For decades, musicians have been saying that touch shapes how a piano note is heard.
Two musicians can press the same keys, yet produce different sounds. Now there’s a clear explanation why.
New mapping reveals that a musician can change the color of a piano’s sound through pure technique.
This supports a message that musos have been trying to get across for years.
Is it illusion, or is there a hidden physical mechanism behind the unique voice every artist drops on the keys?
How science is finally proving a 100-year-old musical legend right
People have been talking about measuring a pianist’s finger movements for over a century.

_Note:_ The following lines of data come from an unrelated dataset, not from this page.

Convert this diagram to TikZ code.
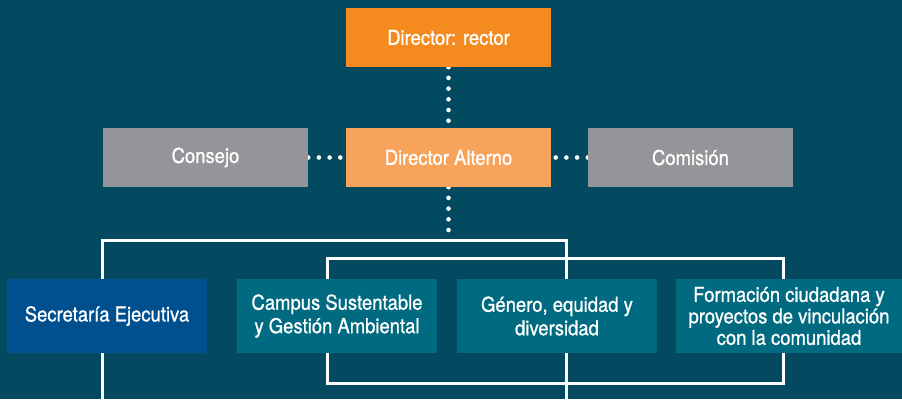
\documentclass[tikz,border=0pt]{standalone}
\usepackage{fontspec}
\setmainfont{TeX Gyre Heros}[FakeStretch=0.9, FakeBold=0.9]
\pgfdeclarelayer{bg}
\pgfdeclarelayer{lines}
\pgfsetlayers{bg,lines,main}
\definecolor{bgblue}{HTML}{034A60}
\definecolor{orangeA}{HTML}{F58A1F}
\definecolor{orangeB}{HTML}{F7A35C}
\definecolor{greyC}{HTML}{939598}
\definecolor{blueS}{HTML}{00508F}
\definecolor{tealT}{HTML}{006A80}
\tikzset{
  box/.style={inner sep=0pt, align=center, text=white,
    font=\fontsize{20.5}{23.5}\selectfont},
  topbox/.style={box, minimum width=205pt, minimum height=59pt},
  lowbox/.style={box, minimum width=200pt, minimum height=74pt, fill=tealT},
  dots/.style={white, line width=4.6pt, line cap=round, dash pattern=on 0pt off 10.7pt},
  frame/.style={white, line width=3pt}
}
\begin{document}
\begin{tikzpicture}[x=1pt, y=-1pt]
\begin{pgfonlayer}{bg}
\fill[bgblue] (0,0) rectangle (902,399);
\end{pgfonlayer}
\useasboundingbox (0,0) rectangle (902,399);

\node[topbox, fill=orangeA] (dr) at (448.5,37.5) {Director: rector};
\node[topbox, fill=orangeB] (da) at (448.5,157.5) {Director Alterno};
\node[topbox, fill=greyC] (cons) at (205.5,157.5) {Consejo};
\node[topbox, fill=greyC] (com) at (690.5,157.5) {Comisión};

\node[lowbox, fill=blueS] (sec) at (107,316) {Secretaría Ejecutiva};
\node[lowbox] (cam) at (337,316) {Campus Sustentable\\y Gestión Ambiental};
\node[lowbox] (gen) at (557,316) {Género, equidad y\\diversidad};
\node[lowbox, minimum width=226pt, font=\fontsize{20.5}{21.5}\selectfont] (for) at (789,316) {Formación ciudadana y\\proyectos de vinculación\\con la comunidad};

\coordinate (ftop) at (448.5,240);
\coordinate (f1a) at (102,399);
\coordinate (f1b) at (102,240);
\coordinate (f1c) at (566,240);
\coordinate (f1d) at (566,399);
\coordinate (f2a) at (327,258);
\coordinate (f2b) at (783,383);

\begin{pgfonlayer}{lines}
\draw[frame] (f1a) -- (f1b) -- (f1c) -- (f1d);
\draw[frame] (f2a) rectangle (f2b);
\draw[dots] (dr.south) -- (da.north);
\draw[dots] (da.south) -- (ftop);
\draw[dots] (cons.east) -- (da.west);
\draw[dots] (com.west) -- (da.east);
\end{pgfonlayer}
\end{tikzpicture}
\end{document}
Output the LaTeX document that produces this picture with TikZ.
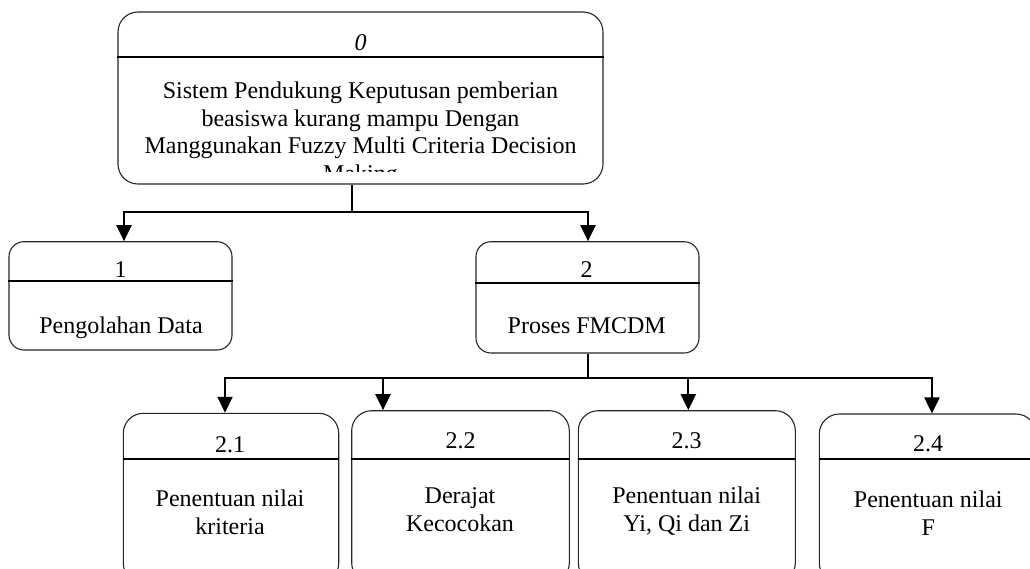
\documentclass[tikz,border=0pt]{standalone}
\usepackage{fontspec}
\setmainfont{Liberation Serif}
\usetikzlibrary{arrows.meta}
\begin{document}
\begin{tikzpicture}[x=1pt,y=-1pt,
  pbox/.style={draw=black!85, line width=1.1pt, rounded corners=#1, inner sep=0pt},
  pbox/.default=20pt,
  divline/.style={line width=1.8pt},
  txt/.style={font=\fontsize{24}{27.5}\selectfont, inner sep=0pt, align=center},
  conn/.style={line width=1.8pt},
  arr/.style={line width=2.2pt, -{Triangle[width=15pt,length=16pt]}},
]
\path[use as bounding box, clip] (0,0) rectangle (1030,568);
\fill[white] (0,0) rectangle (1030,568);

% boxes
\node[pbox=20pt, minimum width=485pt, minimum height=172pt] (top) at (360.5,98) {};
\node[pbox=15pt, minimum width=223pt, minimum height=108.3pt] (b1) at (120.5,295.85) {};
\node[pbox=15pt, minimum width=223pt, minimum height=111.3pt] (b2) at (587.5,297.35) {};
\node[pbox, minimum width=215.4pt, minimum height=170pt] (b21) at (231,498.3) {};
\node[pbox, minimum width=217.6pt, minimum height=172.3pt] (b22) at (460.5,496.85) {};
\node[pbox, minimum width=217pt, minimum height=172.3pt] (b23) at (686.8,496.85) {};
\node[pbox, minimum width=216.7pt, minimum height=169pt] (b24) at (927.65,498.5) {};

% dividers
\draw[divline] (top.west |- 0,57) -- (top.east |- 0,57);
\draw[divline] (b1.west |- 0,281) -- (b1.east |- 0,281);
\draw[divline] (b2.west |- 0,283) -- (b2.east |- 0,283);
\draw[divline] (b21.west |- 0,459) -- (b21.east |- 0,459);
\draw[divline] (b22.west |- 0,459) -- (b22.east |- 0,459);
\draw[divline] (b23.west |- 0,459) -- (b23.east |- 0,459);
\draw[divline] (b24.west |- 0,459) -- (b24.east |- 0,459);

% texts
\node[txt, anchor=base] (n0) at (360.5,50) {\textit{0}};
\begin{scope}
\clip (118,58) rectangle (603,171);
\node[txt, anchor=base] (l0) at (360.5,181) {Sistem Pendukung Keputusan pemberian\\beasiswa kurang mampu Dengan\\Manggunakan Fuzzy Multi Criteria Decision\\Making};
\end{scope}
\node[txt, anchor=base] (n1) at (120.7,277) {1};
\node[txt, anchor=base] (l1) at (121,333) {Pengolahan Data};
\node[txt, anchor=base] (n2) at (586.7,277) {2};
\node[txt, anchor=base] (l2) at (586.7,333) {Proses FMCDM};
\node[txt, anchor=base] (n21) at (230,452) {2.1};
\node[txt, anchor=base] (l21) at (230,534) {Penentuan nilai\\kriteria};
\node[txt, anchor=base] (n22) at (460.7,448) {2.2};
\node[txt, anchor=base] (l22) at (460,531) {Derajat\\Kecocokan};
\node[txt, anchor=base] (n23) at (686.7,448) {2.3};
\node[txt, anchor=base] (l23) at (686.7,531) {Penentuan nilai\\Yi, Qi dan Zi};
\node[txt, anchor=base] (n24) at (928,451.7) {2.4};
\node[txt, anchor=base] (l24) at (928.3,535) {Penentuan nilai\\F};

% connectors
\coordinate (j1) at (352,212);
\coordinate (j2) at (588,378);
\draw[conn] (top.south -| j1) -- (j1);
\draw[arr] (j1) -| ([xshift=3.5pt]b1.north);
\draw[arr] (j1) -| ([xshift=0.5pt]b2.north);
\draw[conn] (b2.south -| j2) -- (j2);
\draw[arr] (j2) -| ([xshift=-6pt]b21.north);
\draw[arr] (j2) -| ([xshift=-77.5pt]b22.north);
\draw[arr] (j2) -| ([xshift=1.5pt]b23.north);
\draw[arr] (j2) -| ([xshift=4.3pt]b24.north);
\end{tikzpicture}
\end{document}
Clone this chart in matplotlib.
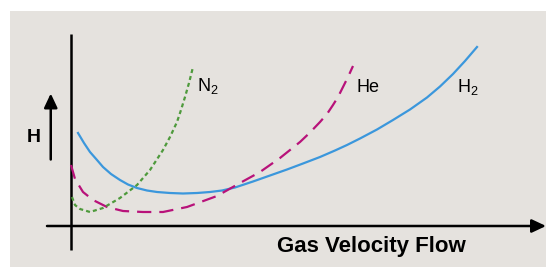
import matplotlib.pyplot as plt
from matplotlib.patches import Rectangle

plt.rcParams['font.family'] = ['Liberation Sans', 'DejaVu Sans']

# Van Deemter curves, plate height H vs gas velocity (arbitrary units)
h2_u = [0.14, 0.26, 0.38, 0.52, 0.64, 0.80, 0.98, 1.14, 1.32, 1.52, 1.72, 1.98, 2.24, 2.52, 2.78,
        3.02, 3.28, 3.46, 3.64, 3.98, 4.32, 4.64, 4.98, 5.28, 5.52, 5.78, 6.12, 6.44, 6.78, 7.12,
        7.38, 7.64, 7.88, 8.12]
h2_h = [1.86, 1.66, 1.48, 1.32, 1.18, 1.04, 0.92, 0.83, 0.76, 0.71, 0.68, 0.66, 0.65, 0.66, 0.68,
        0.71, 0.77, 0.83, 0.89, 1.01, 1.13, 1.25, 1.38, 1.51, 1.62, 1.75, 1.93, 2.12, 2.33, 2.57,
        2.79, 3.04, 3.30, 3.58]

he_u = [0.0, 0.08, 0.24, 0.44, 0.72, 1.04, 1.44, 1.84, 2.32, 2.92, 3.38, 3.78, 4.18, 4.58, 4.78,
        4.98, 5.12, 5.24, 5.34, 5.44, 5.54, 5.64]
he_h = [1.22, 0.94, 0.68, 0.52, 0.38, 0.30, 0.28, 0.28, 0.38, 0.60, 0.86, 1.08, 1.36, 1.68, 1.87,
        2.08, 2.24, 2.42, 2.58, 2.78, 2.98, 3.20]

n2_u = [0.02, 0.08, 0.18, 0.38, 0.64, 0.98, 1.32, 1.58, 1.84, 1.98, 2.12, 2.20, 2.28, 2.36, 2.44]
n2_h = [0.58, 0.42, 0.34, 0.28, 0.36, 0.56, 0.82, 1.12, 1.52, 1.78, 2.08, 2.32, 2.58, 2.86, 3.18]

fig = plt.figure(figsize=(5.46, 2.67), dpi=100)
fig.patch.set_facecolor('white')

ax = fig.add_axes([0, 0, 1, 1])
ax.set_facecolor('none')
ax.set_xlim(-71 / 50, 475 / 50)
ax.set_ylim(-41 / 50, 226 / 50)
ax.axis('off')

# grey panel behind everything
ax.add_patch(Rectangle((10 / 546, 0), 1, 256 / 267, transform=fig.transFigure,
                       facecolor='#e5e2de', edgecolor='none', zorder=-10))

# axes lines
ax.plot([0, 0], [-0.48, 3.84], color='black', lw=1.8, solid_capstyle='butt')
ax.annotate('', xy=(9.5, 0), xytext=(-0.48, 0),
            arrowprops=dict(arrowstyle='-|>,head_length=0.85,head_width=0.4',
                            mutation_scale=10, lw=1.8, color='black',
                            shrinkA=0, shrinkB=0))
ax.annotate('', xy=(-0.405, 2.65), xytext=(-0.405, 1.33),
            arrowprops=dict(arrowstyle='-|>,head_length=0.85,head_width=0.4',
                            mutation_scale=10, lw=1.8, color='black',
                            shrinkA=0, shrinkB=0))

# curves
ax.plot(h2_u, h2_h, color='#3b97dc', lw=1.6, solid_joinstyle='round')
ax.plot(he_u, he_h, color='#b8127a', lw=1.6, dashes=(6.4, 3.6), dash_joinstyle='round')
ax.plot(n2_u, n2_h, color='#4e9a3c', lw=1.6, dashes=(1.8, 1.4))

# labels
ax.text(2.52, 2.7, r'$\mathregular{N_2}$', fontsize=13, ha='left', va='baseline')
ax.text(5.7, 2.68, 'He', fontsize=13, ha='left', va='baseline')
ax.text(7.72, 2.68, r'$\mathregular{H_2}$', fontsize=13, ha='left', va='baseline')
ax.text(-0.74, 1.78, 'H', fontsize=14, fontweight='bold', ha='center', va='center')
ax.text(6.01, -0.52, 'Gas Velocity Flow', fontsize=16, fontweight='bold',
        ha='center', va='baseline')

plt.savefig('out.png', dpi=100)
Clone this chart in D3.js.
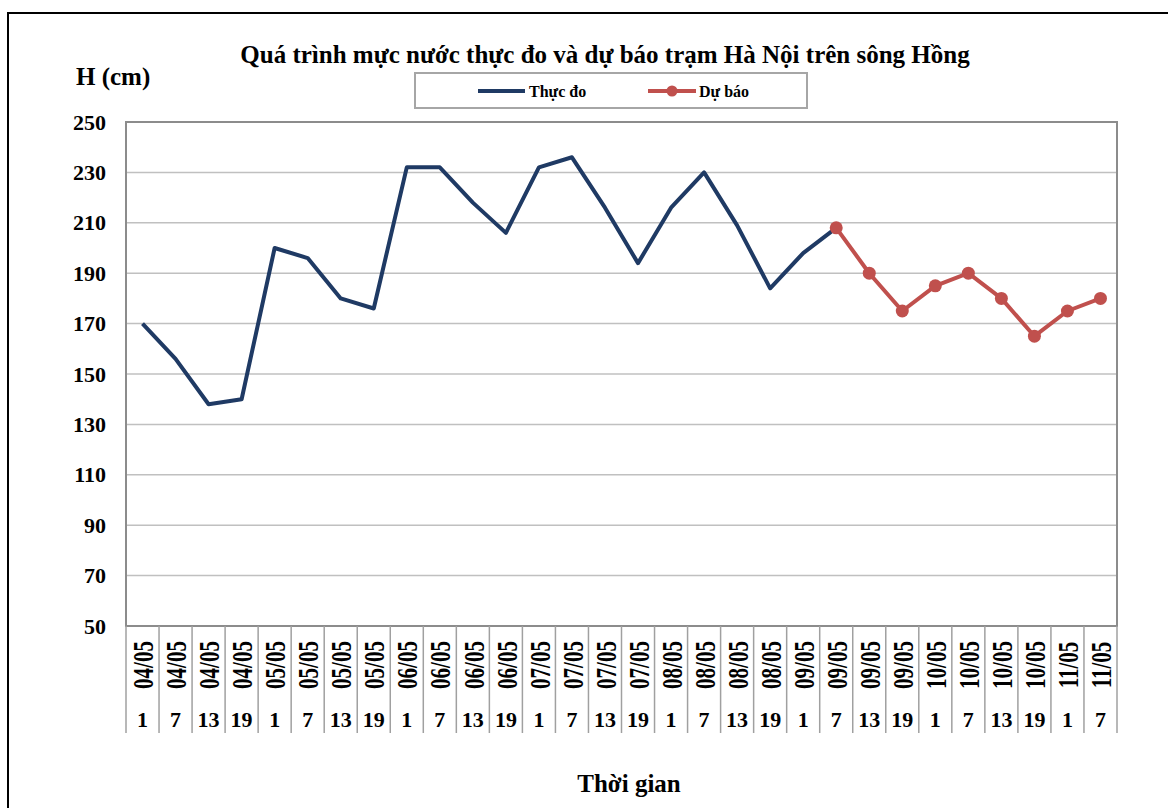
<!DOCTYPE html>
<html>
<head>
<meta charset="utf-8">
<script src="https://cdn.jsdelivr.net/npm/d3@7"></script>
<style>
  body { margin: 0; background: #fff; }
  text { font-family: "Times New Roman", "Liberation Serif", serif; font-weight: bold; fill: #000; }
</style>
</head>
<body>
<svg></svg>
<script>
const width = 1168;
const height = 808;

// data
const dates = ["04/05","04/05","04/05","04/05","05/05","05/05","05/05","05/05",
  "06/05","06/05","06/05","06/05","07/05","07/05","07/05","07/05",
  "08/05","08/05","08/05","08/05","09/05","09/05","09/05","09/05",
  "10/05","10/05","10/05","10/05","11/05","11/05"];
const hours = [1,7,13,19,1,7,13,19,1,7,13,19,1,7,13,19,1,7,13,19,1,7,13,19,1,7,13,19,1,7];
const observed = [170,156,138,140,200,196,180,176,232,232,218,206,232,236,216,194,216,230,209,184,198,208];
const forecastStart = 21;
const forecast = [208,190,175,185,190,180,165,175,180];
const yTicks = [50,70,90,110,130,150,170,190,210,230,250];

const svg = d3.select("svg")
  .attr("width", width)
  .attr("height", height);

// outer frame
svg.append("rect")
  .attr("x", 8).attr("y", 13)
  .attr("width", 1200).attr("height", 900)
  .attr("fill", "none")
  .attr("stroke", "#000")
  .attr("stroke-width", 2);

const x = d3.scaleBand()
  .domain(d3.range(dates.length))
  .range([126, 1117]);

const y = d3.scaleLinear()
  .domain([50, 250])
  .range([626, 122]);

const cx = i => x(i) + x.bandwidth() / 2;

// gridlines
svg.append("g")
  .selectAll("line")
  .data(yTicks.slice(1, -1))
  .enter().append("line")
  .attr("x1", 126).attr("x2", 1117)
  .attr("y1", d => y(d)).attr("y2", d => y(d))
  .attr("stroke", "#c0c0c0")
  .attr("stroke-width", 1.5);

// plot border
svg.append("rect")
  .attr("x", 126).attr("y", 122)
  .attr("width", 1117 - 126).attr("height", 626 - 122)
  .attr("fill", "none")
  .attr("stroke", "#8c8c8c")
  .attr("stroke-width", 2);

// y axis labels
const yAxis = svg.append("g")
  .attr("transform", "translate(126,0)")
  .call(d3.axisLeft(y).tickValues(yTicks).tickSize(0).tickPadding(20));
yAxis.select(".domain").remove();
yAxis.selectAll("text")
  .attr("font-size", 22)
  .attr("font-family", null);

// x category table
const sep = svg.append("g");
sep.selectAll("line")
  .data(d3.range(dates.length + 1))
  .enter().append("line")
  .attr("x1", d => 126 + d * x.step())
  .attr("x2", d => 126 + d * x.step())
  .attr("y1", 626).attr("y2", 733)
  .attr("stroke", "#a0a0a0")
  .attr("stroke-width", 1.5);

svg.append("g")
  .selectAll("text")
  .data(dates)
  .enter().append("text")
  .attr("transform", (d, i) => "translate(" + cx(i) + ",665) rotate(-90) scale(1,1.45)")
  .attr("text-anchor", "middle")
  .attr("dy", "0.35em")
  .attr("font-size", 21)
  .text(d => d);

svg.append("g")
  .selectAll("text")
  .data(hours)
  .enter().append("text")
  .attr("x", (d, i) => cx(i))
  .attr("y", 727)
  .attr("text-anchor", "middle")
  .attr("font-size", 22)
  .text(d => d);

// series
const line = d3.line()
  .x(d => cx(d.i))
  .y(d => y(d.v));

const obsPts = observed.map((v, i) => ({ i: i, v: v }));
const fcPts = forecast.map((v, i) => ({ i: i + forecastStart, v: v }));

svg.append("path")
  .datum(obsPts)
  .attr("d", line)
  .attr("fill", "none")
  .attr("stroke", "#1f3a64")
  .attr("stroke-width", 4)
  .attr("stroke-linejoin", "round");

svg.append("path")
  .datum(fcPts)
  .attr("d", line)
  .attr("fill", "none")
  .attr("stroke", "#c0504d")
  .attr("stroke-width", 4)
  .attr("stroke-linejoin", "round");

svg.append("g")
  .selectAll("circle")
  .data(fcPts)
  .enter().append("circle")
  .attr("cx", d => cx(d.i))
  .attr("cy", d => y(d.v))
  .attr("r", 6.5)
  .attr("fill", "#c0504d");

// titles
svg.append("text")
  .attr("x", 605).attr("y", 63)
  .attr("text-anchor", "middle")
  .attr("font-size", 25)
  .text("Quá trình mực nước thực đo và dự báo trạm Hà Nội trên sông Hồng");

svg.append("text")
  .attr("x", 76).attr("y", 85)
  .attr("font-size", 25)
  .text("H (cm)");

svg.append("text")
  .attr("x", 629).attr("y", 792)
  .attr("text-anchor", "middle")
  .attr("font-size", 25)
  .text("Thời gian");

// legend
const lg = svg.append("g");
lg.append("rect")
  .attr("x", 415).attr("y", 73)
  .attr("width", 392).attr("height", 35)
  .attr("fill", "#fff")
  .attr("stroke", "#a6a6a6")
  .attr("stroke-width", 2);
lg.append("line")
  .attr("x1", 478).attr("x2", 525).attr("y1", 91).attr("y2", 91)
  .attr("stroke", "#1f3a64").attr("stroke-width", 4);
lg.append("text")
  .attr("x", 529).attr("y", 97)
  .attr("font-size", 16)
  .text("Thực đo");
lg.append("line")
  .attr("x1", 648).attr("x2", 696).attr("y1", 91).attr("y2", 91)
  .attr("stroke", "#c0504d").attr("stroke-width", 4);
lg.append("circle")
  .attr("cx", 672).attr("cy", 91).attr("r", 5.5)
  .attr("fill", "#c0504d");
lg.append("text")
  .attr("x", 699).attr("y", 97)
  .attr("font-size", 16)
  .text("Dự báo");
</script>
</body>
</html>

It’s their dexterity and speed that draws all the attention.
It’s nearly impossible to record the minute adjustments during individual finger movements.
To get past the complexity, researchers had to develop new tech.
Tracking a musician’s finger motions and the exact location of each finger on the keys needed supreme recording accuracy.
Using this method of detailed analysis, researchers were able to pick up the slightest variations.
Of course, the elite of pianists were targeted in the study.
Researchers then asked professionals to try creating a variety of sounds from a single note. But the volume had to stay the same.
The directive was not to play the notes softer or louder.
They were only asked to change the nature of the tone.
The results clearly indicated that listeners could distinguish differences.
Even non-musicians were consistent in identifying tone differences.
As it turns out, the theory was right all along: the difference in sound is 100% real.
Beyond the notes: A single touch can alter the color of sound
There’s a clear link between the way a pianist played a particular key and how it sounded.
Researchers managed to pick up the slightest nuances in their recordings. They went even further and linked this to what listeners perceive.
The study showed that touch is not one simple motion.
It is a set of small, simultaneous actions.
Pressure, speed, acceleration, and coordination shift throughout a single keystroke.
Each shift changes how energy moves through the keyboard before the hammer strikes the strings. This is even though the hammer releases before impact.
What happens before release still shapes the sound that follows.
The recordings revealed repeatable movement patterns.
These patterns produced repeatable tone differences. In other words, the way the key is moved predicts the character listeners hear.
This is more than a loose connection.
It points to a direct cause-and-effect link between movement and tone quality.
For the first time, “touch” can be described in physical terms.
Interestingly, this also makes it a teachable skill. Players can practice the movements that produce the tone they want.
Teachers can give more focused feedback.
Students can learn more efficiently and are less likely to develop inefficient techniques.
This study, “A century-old piano mystery has just been solved,” published by the NeuroPiano Institute via Science Daily, details the explanation.
Why does this change how we understand sound?
Beyond music education, this study demonstrates that even small variations in human movement can produce significant, predictable differences.
This relationship is not exclusive to piano playing: the insights could contribute to our understanding of learning processes.
Ultimately, this study establishes a relationship between artistic expression and objective measurement.
Pianists were not merely expressing feelings about differences in tone
Researchers picked up real measurable differences in tone. After more than a century of argument, we now have evidence.
If small aspects of skill contain layers influenced by movement, how much more complex are the skills we describe as “feel”?
And how many of them are potentially measurable and awaiting further study?